INSTRUCTION — Word for word, copy all the data and drop the pictures.

COLLECTED MATERIAL —
==*==

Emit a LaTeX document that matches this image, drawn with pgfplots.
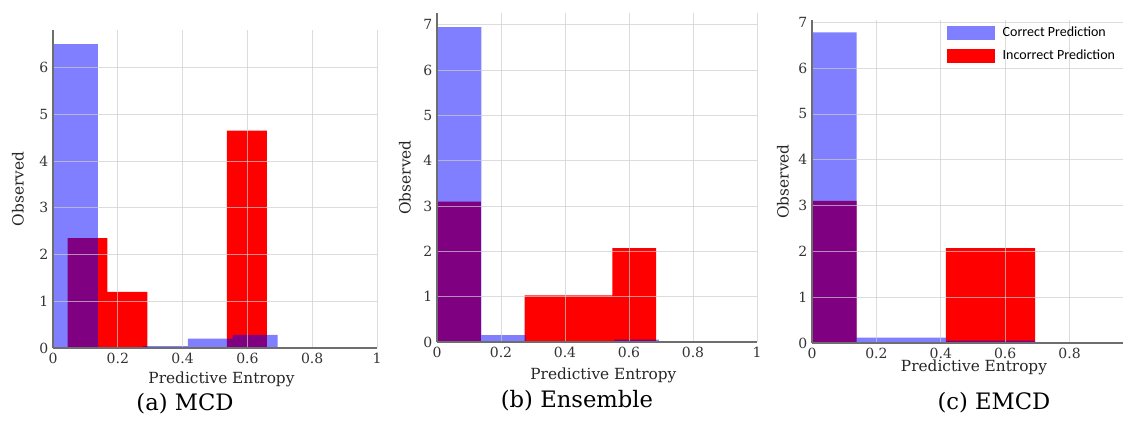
\documentclass[border=0pt]{standalone}
\usepackage{fontspec}
\setmainfont{DejaVu Serif}
\newfontfamily\carlito{Carlito}
\usepackage{pgfplots}
\pgfplotsset{compat=1.18}
\definecolor{gridc}{RGB}{205,205,205}
\definecolor{axc}{RGB}{110,110,110}

\pgfplotsset{
  histo/.style={
    scale only axis, xmin=0, xmax=1, ymin=0,
    axis x line*=bottom, axis y line*=left,
    axis line style={axc, -, line width=0.8pt},
    axis on top,
    grid=major, grid style={gridc, line width=0.6pt, draw opacity=0.7},
    major tick length=0pt,
    xtick={0,0.2,0.4,0.6,0.8,1},
    ticklabel style={font=\fontsize{10.5}{12}\selectfont, text=black!80},
    /pgf/number format/assume math mode=true,
    label style={font=\fontsize{11.5}{13}\selectfont, text=black!85},
    xlabel={Predictive Entropy}, ylabel={Observed},
    legend image code/.code={\fill[##1] (0pt,-5pt) rectangle (36pt,5pt);},
  },
  wrong/.style={const plot, fill=red, draw=none},
  right/.style={const plot, fill=blue, fill opacity=0.5, draw=none},
}

\begin{document}
\begin{tikzpicture}[x=0.75pt, y=0.75pt]

% (a) MCD
\begin{axis}[histo, at={(39.75pt,54.75pt)}, anchor=south west,
  width=243pt, height=238.5pt, ymax=6.8, ytick={0,1,...,6},
  xlabel style={at={(axis description cs:0.52,-0.1)}, anchor=center},
  ylabel style={at={(axis description cs:-0.108,0.5)}, anchor=center}]
\addplot[wrong] coordinates {(0.045,2.35) (0.168,1.2) (0.291,0) (0.414,0) (0.537,4.65) (0.66,4.65)} \closedcycle;
\addplot[right] coordinates {(0,6.5) (0.1386,0) (0.2773,0.04) (0.4159,0.2) (0.5545,0.28) (0.6931,0.28)} \closedcycle;
\end{axis}

% (b) Ensemble
\begin{axis}[histo, at={(327.75pt,59.25pt)}, anchor=south west,
  width=240pt, height=246.75pt, ymax=7.26, ytick={0,1,...,7},
  xlabel style={at={(axis description cs:0.52,-0.1)}, anchor=center},
  ylabel style={at={(axis description cs:-0.1,0.5)}, anchor=center}]
\addplot[wrong] coordinates {(0,3.1) (0.137,0) (0.274,1.03) (0.411,1.03) (0.548,2.07) (0.685,2.07)} \closedcycle;
\addplot[right] coordinates {(0,6.95) (0.1386,0.15) (0.2773,0) (0.4159,0) (0.5545,0.05) (0.6931,0.05)} \closedcycle;
\end{axis}

% (c) EMCD
\begin{axis}[histo, at={(609pt,58.5pt)}, anchor=south west,
  width=241.5pt, height=242.25pt, ymax=7.05, ytick={0,1,...,7},
  xlabel style={at={(axis description cs:0.503,-0.077)}, anchor=center},
  ylabel style={at={(axis description cs:-0.09,0.5)}, anchor=center},
  reverse legend,
  legend style={at={(axis description cs:0.405,0.995)}, anchor=north west,
    draw=none, fill=none, font=\carlito\fontsize{10.5}{12}\selectfont,
    row sep=4.5pt, cells={anchor=west},
    /tikz/every odd column/.append style={column sep=4pt}}]
\addplot[wrong] coordinates {(0,3.1) (0.1386,0) (0.2773,0) (0.4159,2.07) (0.5545,2.07) (0.6931,2.07)} \closedcycle;
\addlegendentry{Incorrect Prediction}
\addplot[right] coordinates {(0,6.78) (0.1386,0.12) (0.2773,0.12) (0.4159,0.05) (0.5545,0.05) (0.6931,0.05)} \closedcycle;
\addlegendentry{Correct Prediction}
\end{axis}

\node[font=\fontsize{17}{20}\selectfont] at (185,17) {(a) MCD};
\node[font=\fontsize{17}{20}\selectfont] at (577,20) {(b) Ensemble};
\node[font=\fontsize{17}{20}\selectfont] at (994,18) {(c) EMCD};

\pgfresetboundingbox
\useasboundingbox (0,0) rectangle (1123,421);
\end{tikzpicture}
\end{document}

==*==

TASK RESULT —
Emit a LaTeX document that matches this image, drawn with pgfplots.
\documentclass[border=0pt]{standalone}
\usepackage{fontspec}
\setmainfont{DejaVu Serif}
\newfontfamily\carlito{Carlito}
\usepackage{pgfplots}
\pgfplotsset{compat=1.18}
\definecolor{gridc}{RGB}{205,205,205}
\definecolor{axc}{RGB}{110,110,110}

\pgfplotsset{
  histo/.style={
    scale only axis, xmin=0, xmax=1, ymin=0,
    axis x line*=bottom, axis y line*=left,
    axis line style={axc, -, line width=0.8pt},
    axis on top,
    grid=major, grid style={gridc, line width=0.6pt, draw opacity=0.7},
    major tick length=0pt,
    xtick={0,0.2,0.4,0.6,0.8,1},
    ticklabel style={font=\fontsize{10.5}{12}\selectfont, text=black!80},
    /pgf/number format/assume math mode=true,
    label style={font=\fontsize{11.5}{13}\selectfont, text=black!85},
    xlabel={Predictive Entropy}, ylabel={Observed},
    legend image code/.code={\fill[##1] (0pt,-5pt) rectangle (36pt,5pt);},
  },
  wrong/.style={const plot, fill=red, draw=none},
  right/.style={const plot, fill=blue, fill opacity=0.5, draw=none},
}

\begin{document}
\begin{tikzpicture}[x=0.75pt, y=0.75pt]

% (a) MCD
\begin{axis}[histo, at={(39.75pt,54.75pt)}, anchor=south west,
  width=243pt, height=238.5pt, ymax=6.8, ytick={0,1,...,6},
  xlabel style={at={(axis description cs:0.52,-0.1)}, anchor=center},
  ylabel style={at={(axis description cs:-0.108,0.5)}, anchor=center}]
\addplot[wrong] coordinates {(0.045,2.35) (0.168,1.2) (0.291,0) (0.414,0) (0.537,4.65) (0.66,4.65)} \closedcycle;
\addplot[right] coordinates {(0,6.5) (0.1386,0) (0.2773,0.04) (0.4159,0.2) (0.5545,0.28) (0.6931,0.28)} \closedcycle;
\end{axis}

% (b) Ensemble
\begin{axis}[histo, at={(327.75pt,59.25pt)}, anchor=south west,
  width=240pt, height=246.75pt, ymax=7.26, ytick={0,1,...,7},
  xlabel style={at={(axis description cs:0.52,-0.1)}, anchor=center},
  ylabel style={at={(axis description cs:-0.1,0.5)}, anchor=center}]
\addplot[wrong] coordinates {(0,3.1) (0.137,0) (0.274,1.03) (0.411,1.03) (0.548,2.07) (0.685,2.07)} \closedcycle;
\addplot[right] coordinates {(0,6.95) (0.1386,0.15) (0.2773,0) (0.4159,0) (0.5545,0.05) (0.6931,0.05)} \closedcycle;
\end{axis}

% (c) EMCD
\begin{axis}[histo, at={(609pt,58.5pt)}, anchor=south west,
  width=241.5pt, height=242.25pt, ymax=7.05, ytick={0,1,...,7},
  xlabel style={at={(axis description cs:0.503,-0.077)}, anchor=center},
  ylabel style={at={(axis description cs:-0.09,0.5)}, anchor=center},
  reverse legend,
  legend style={at={(axis description cs:0.405,0.995)}, anchor=north west,
    draw=none, fill=none, font=\carlito\fontsize{10.5}{12}\selectfont,
    row sep=4.5pt, cells={anchor=west},
    /tikz/every odd column/.append style={column sep=4pt}}]
\addplot[wrong] coordinates {(0,3.1) (0.1386,0) (0.2773,0) (0.4159,2.07) (0.5545,2.07) (0.6931,2.07)} \closedcycle;
\addlegendentry{Incorrect Prediction}
\addplot[right] coordinates {(0,6.78) (0.1386,0.12) (0.2773,0.12) (0.4159,0.05) (0.5545,0.05) (0.6931,0.05)} \closedcycle;
\addlegendentry{Correct Prediction}
\end{axis}

\node[font=\fontsize{17}{20}\selectfont] at (185,17) {(a) MCD};
\node[font=\fontsize{17}{20}\selectfont] at (577,20) {(b) Ensemble};
\node[font=\fontsize{17}{20}\selectfont] at (994,18) {(c) EMCD};

\pgfresetboundingbox
\useasboundingbox (0,0) rectangle (1123,421);
\end{tikzpicture}
\end{document}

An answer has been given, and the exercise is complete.